The IMF now expects the U.S. economy will decline by 2.5 percent this year, not as steep as the 2.8 percent drop it projected in April. While its April forecast called for zero growth in 2010, its recent review projects that the economy will now grow by 0.75 percent next year.
The extraordinary stimulus from monetary and fiscal policies was necessary in the near term, the IMF said. But it also warned that these policies “may stoke concern about inflation and rising debt” in the longer term. The IMF expects U.S. budget deficits to average 9 percent of gross domestic product over the 2009-2011 period, as publicly held debt nearly doubles to 75 percent of GDP.
The balance of risks is still tilted to the downside, the IMF said. Among the downside risks, it cited home foreclosures, further declines in house prices, rising unemployment, deteriorating commercial real estate markets and upward pressure on interest rates.

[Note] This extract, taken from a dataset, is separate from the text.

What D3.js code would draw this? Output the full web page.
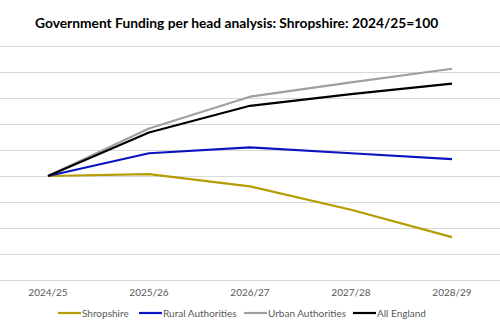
<!DOCTYPE html>
<html lang="en">
<head>
    <meta charset="UTF-8">
    <title>Government Funding per head analysis</title>
    <style>
        body { margin: 0; background: #fff; }
        .title { font-family: Lato, "Open Sans", sans-serif; font-weight: bold; font-size: 13.8px; fill: #000; }
        .tick-label, .legend text { font-family: Lato, "Open Sans", sans-serif; font-size: 10px; fill: #595959; }
        .grid line { stroke: #d9d9d9; stroke-width: 1px; }
        .series { fill: none; stroke-width: 2.2px; stroke-linejoin: round; }
    </style>
    <script src="https://d3js.org/d3.v7.min.js"></script>
</head>
<body>
    <div id="chart"></div>
    <script>
        const width = 500;
        const height = 333;

        // Index values, 2024/25 = 100
        const years = ["2024/25", "2025/26", "2026/27", "2027/28", "2028/29"];
        const shropshire = [100, 100.15, 99.2, 97.4, 95.3];
        const rural = [100, 101.75, 102.2, 101.75, 101.3];
        const urban = [100, 103.65, 106.1, 107.2, 108.25];
        const england = [100, 103.35, 105.4, 106.3, 107.1];
        const gridTicks = [92, 94, 96, 98, 100, 102, 104, 106, 108, 110];

        const series = [
            { name: "Shropshire", values: shropshire, color: "#b59c00" },
            { name: "Rural Authorities", values: rural, color: "#0a14c0" },
            { name: "Urban Authorities", values: urban, color: "#a0a0a0" },
            { name: "All England", values: england, color: "#000000" }
        ];

        const svg = d3.select("#chart").append("svg")
            .attr("width", width)
            .attr("height", height);

        const x = d3.scalePoint()
            .domain(years)
            .range([48, 452]);

        const y = d3.scaleLinear()
            .domain([92, 110])
            .range([280, 46]);

        svg.append("text")
            .attr("class", "title")
            .attr("x", 35)
            .attr("y", 28)
            .text("Government Funding per head analysis: Shropshire: 2024/25=100");

        // horizontal gridlines, running the full width
        svg.append("g")
            .attr("class", "grid")
            .selectAll("line")
            .data(gridTicks)
            .join("line")
            .attr("x1", 0)
            .attr("x2", width)
            .attr("y1", d => Math.round(y(d)) + 0.5)
            .attr("y2", d => Math.round(y(d)) + 0.5);

        svg.append("g")
            .selectAll("text")
            .data(years)
            .join("text")
            .attr("class", "tick-label")
            .attr("x", d => x(d))
            .attr("y", 296)
            .attr("text-anchor", "middle")
            .text(d => d);

        const line = d3.line()
            .x((d, i) => x(years[i]))
            .y(d => y(d));

        svg.append("g")
            .selectAll("path")
            .data(series)
            .join("path")
            .attr("class", "series")
            .attr("stroke", d => d.color)
            .attr("d", d => line(d.values));

        // legend along the bottom
        const legendX = [58, 139, 244, 353];
        const legend = svg.append("g")
            .attr("class", "legend")
            .selectAll("g")
            .data(series)
            .join("g")
            .attr("transform", (d, i) => `translate(${legendX[i]},313)`);

        legend.append("line")
            .attr("x1", 0)
            .attr("x2", 23)
            .attr("stroke", d => d.color)
            .attr("stroke-width", 2.2);

        legend.append("text")
            .attr("x", 24)
            .attr("dy", "0.35em")
            .text(d => d.name);
    </script>
</body>
</html>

Yields on 10-year Treasury notes, which plunged to nearly 2 percent late last year, hit the 4 percent mark last week. And Freddie Mac reported Thursday that 30-year, fixed-rate mortgages jumped to 5.59 percent last week, compared with 4.82 percent three weeks earlier.
“Economic indicators point to a decelerating rate of deterioration, particularly in labor and housing markets, both of which are key to economic recovery and financial stability,” the IMF said in its latest review.
The U.S. economy plunged at annual rates of 6.3 percent in the fourth quarter and 5.7 percent in the January-March period. Looking ahead, the IMF’s forecast is more pessimistic than others.
“The consensus among forecasters is the economy will contract less than 2 percent, squeeze out less than 1 percent growth in the third quarter, and expand at about a 2.5 percent annual pace after that,” said Peter Morici, a business professor and forecaster at the University of Maryland. “That is a very modest pace after such a steep decline and much less than the 3.5 percent to 4 percent necessary to power rising living standards for most workers.”
The Obama administration forecasts that the economy will decline only 1.2 percent in 2009, grow by 3.2 percent next year and then expand an average of 4.3 percent per year over the 2011-2013 period.
Rising unemployment, which the IMF projects will peak at “close to 10 percent” in 2010, should keep a lid on inflation. The IMF expects consumer prices to fall by half a percent in 2009 and rise just 1 percent in 2010.
The IMF report said the U.S. dollar was only modestly overvalued. John Lipsky, the IMF’s first deputy managing director, told reporters Monday that the dollar would remain the world’s main reserve currency “as far as the eye can see.”